Pull each line holding the word "chart" from the data.

☆ ☆ ☆ ☆ ☆

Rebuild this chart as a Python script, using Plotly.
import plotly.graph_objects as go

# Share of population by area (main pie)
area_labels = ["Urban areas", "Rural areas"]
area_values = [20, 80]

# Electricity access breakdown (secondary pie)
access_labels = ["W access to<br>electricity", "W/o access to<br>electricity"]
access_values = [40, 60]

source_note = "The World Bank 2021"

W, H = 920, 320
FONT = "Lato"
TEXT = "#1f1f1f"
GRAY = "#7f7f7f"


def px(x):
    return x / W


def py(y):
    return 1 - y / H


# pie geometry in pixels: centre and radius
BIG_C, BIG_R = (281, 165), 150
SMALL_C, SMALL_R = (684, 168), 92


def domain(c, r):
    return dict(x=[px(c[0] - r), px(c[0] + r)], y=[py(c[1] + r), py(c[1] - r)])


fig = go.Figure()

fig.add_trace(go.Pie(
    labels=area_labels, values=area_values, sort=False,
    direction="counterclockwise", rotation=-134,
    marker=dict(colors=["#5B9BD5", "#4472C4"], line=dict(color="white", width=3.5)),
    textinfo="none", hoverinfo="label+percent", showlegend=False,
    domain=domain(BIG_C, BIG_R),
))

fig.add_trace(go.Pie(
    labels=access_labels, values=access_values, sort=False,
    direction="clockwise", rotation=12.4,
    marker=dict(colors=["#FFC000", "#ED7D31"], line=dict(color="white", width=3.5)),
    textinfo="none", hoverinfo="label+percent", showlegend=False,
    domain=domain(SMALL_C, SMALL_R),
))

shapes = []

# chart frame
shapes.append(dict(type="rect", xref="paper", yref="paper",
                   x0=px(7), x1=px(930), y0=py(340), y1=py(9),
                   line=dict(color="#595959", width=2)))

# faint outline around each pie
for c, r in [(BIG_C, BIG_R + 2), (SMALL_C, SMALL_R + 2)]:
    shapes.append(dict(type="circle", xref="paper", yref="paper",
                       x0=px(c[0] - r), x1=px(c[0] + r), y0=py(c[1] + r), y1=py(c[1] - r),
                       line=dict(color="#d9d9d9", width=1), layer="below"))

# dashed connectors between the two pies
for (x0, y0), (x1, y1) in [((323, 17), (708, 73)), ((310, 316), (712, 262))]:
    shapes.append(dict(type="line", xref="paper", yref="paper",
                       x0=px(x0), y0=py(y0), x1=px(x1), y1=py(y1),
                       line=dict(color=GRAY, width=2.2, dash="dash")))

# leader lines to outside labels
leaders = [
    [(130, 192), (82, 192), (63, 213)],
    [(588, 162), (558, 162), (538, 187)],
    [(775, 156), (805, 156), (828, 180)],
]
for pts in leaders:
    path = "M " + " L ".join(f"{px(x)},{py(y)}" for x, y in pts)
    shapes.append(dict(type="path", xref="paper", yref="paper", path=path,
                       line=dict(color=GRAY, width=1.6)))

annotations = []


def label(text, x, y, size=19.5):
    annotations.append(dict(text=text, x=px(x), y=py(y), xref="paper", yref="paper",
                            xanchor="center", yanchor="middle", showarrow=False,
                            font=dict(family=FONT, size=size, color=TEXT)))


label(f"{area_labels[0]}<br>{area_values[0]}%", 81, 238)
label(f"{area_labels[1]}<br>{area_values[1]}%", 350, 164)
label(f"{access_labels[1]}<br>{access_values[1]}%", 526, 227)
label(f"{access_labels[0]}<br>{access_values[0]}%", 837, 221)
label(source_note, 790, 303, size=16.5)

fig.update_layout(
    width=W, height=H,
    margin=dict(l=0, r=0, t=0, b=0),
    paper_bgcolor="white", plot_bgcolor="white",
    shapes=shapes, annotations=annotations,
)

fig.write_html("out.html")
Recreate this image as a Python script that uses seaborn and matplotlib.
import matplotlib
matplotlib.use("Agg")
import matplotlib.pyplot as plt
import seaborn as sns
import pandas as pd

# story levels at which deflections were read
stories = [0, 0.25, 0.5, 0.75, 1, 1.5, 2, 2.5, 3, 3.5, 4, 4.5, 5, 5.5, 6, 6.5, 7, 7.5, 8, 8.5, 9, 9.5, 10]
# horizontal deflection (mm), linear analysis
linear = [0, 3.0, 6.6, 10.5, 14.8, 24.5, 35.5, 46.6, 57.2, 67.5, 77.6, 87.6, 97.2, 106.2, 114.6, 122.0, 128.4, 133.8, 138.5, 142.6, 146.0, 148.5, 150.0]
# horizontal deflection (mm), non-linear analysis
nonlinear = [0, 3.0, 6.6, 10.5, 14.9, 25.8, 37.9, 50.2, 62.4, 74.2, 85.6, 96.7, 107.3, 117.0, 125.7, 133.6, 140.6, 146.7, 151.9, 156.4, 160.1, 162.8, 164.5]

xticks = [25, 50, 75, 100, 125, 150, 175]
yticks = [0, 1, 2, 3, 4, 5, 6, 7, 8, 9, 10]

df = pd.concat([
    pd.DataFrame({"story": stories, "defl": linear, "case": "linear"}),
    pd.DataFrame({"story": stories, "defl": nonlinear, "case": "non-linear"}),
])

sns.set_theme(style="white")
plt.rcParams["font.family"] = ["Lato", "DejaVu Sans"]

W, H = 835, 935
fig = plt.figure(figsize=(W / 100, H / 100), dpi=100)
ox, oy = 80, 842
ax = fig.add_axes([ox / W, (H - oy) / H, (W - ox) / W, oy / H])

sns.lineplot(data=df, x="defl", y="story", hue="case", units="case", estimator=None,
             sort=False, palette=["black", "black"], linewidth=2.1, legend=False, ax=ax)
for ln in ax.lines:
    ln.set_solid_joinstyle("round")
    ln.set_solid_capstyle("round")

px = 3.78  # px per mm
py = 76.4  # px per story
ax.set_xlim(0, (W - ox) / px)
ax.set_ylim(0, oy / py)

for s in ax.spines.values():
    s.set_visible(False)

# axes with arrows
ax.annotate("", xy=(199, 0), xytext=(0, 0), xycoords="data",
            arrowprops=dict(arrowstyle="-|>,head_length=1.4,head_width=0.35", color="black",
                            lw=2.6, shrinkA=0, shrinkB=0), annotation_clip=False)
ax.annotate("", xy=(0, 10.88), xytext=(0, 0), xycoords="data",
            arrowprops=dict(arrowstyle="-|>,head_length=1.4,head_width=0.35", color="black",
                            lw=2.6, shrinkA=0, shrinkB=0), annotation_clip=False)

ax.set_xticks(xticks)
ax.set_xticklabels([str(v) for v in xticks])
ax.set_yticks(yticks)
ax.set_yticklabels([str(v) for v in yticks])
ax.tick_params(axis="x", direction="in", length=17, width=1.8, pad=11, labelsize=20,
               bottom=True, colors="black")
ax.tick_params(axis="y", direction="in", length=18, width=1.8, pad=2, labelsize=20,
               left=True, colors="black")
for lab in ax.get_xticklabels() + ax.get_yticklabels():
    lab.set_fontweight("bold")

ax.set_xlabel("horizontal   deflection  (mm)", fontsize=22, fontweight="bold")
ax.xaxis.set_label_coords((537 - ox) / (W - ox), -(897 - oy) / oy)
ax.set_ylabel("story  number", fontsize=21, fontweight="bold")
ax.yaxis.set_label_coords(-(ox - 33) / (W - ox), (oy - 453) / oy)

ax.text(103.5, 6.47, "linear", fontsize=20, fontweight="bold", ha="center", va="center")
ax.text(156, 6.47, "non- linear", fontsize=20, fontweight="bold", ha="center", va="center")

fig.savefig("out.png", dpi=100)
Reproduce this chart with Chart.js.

☆ ☆ ☆ ☆ ☆

SOLVED EXERCISE:
Rebuild this chart as a Python script, using Plotly.
# chart frame
Reproduce this chart with Chart.js.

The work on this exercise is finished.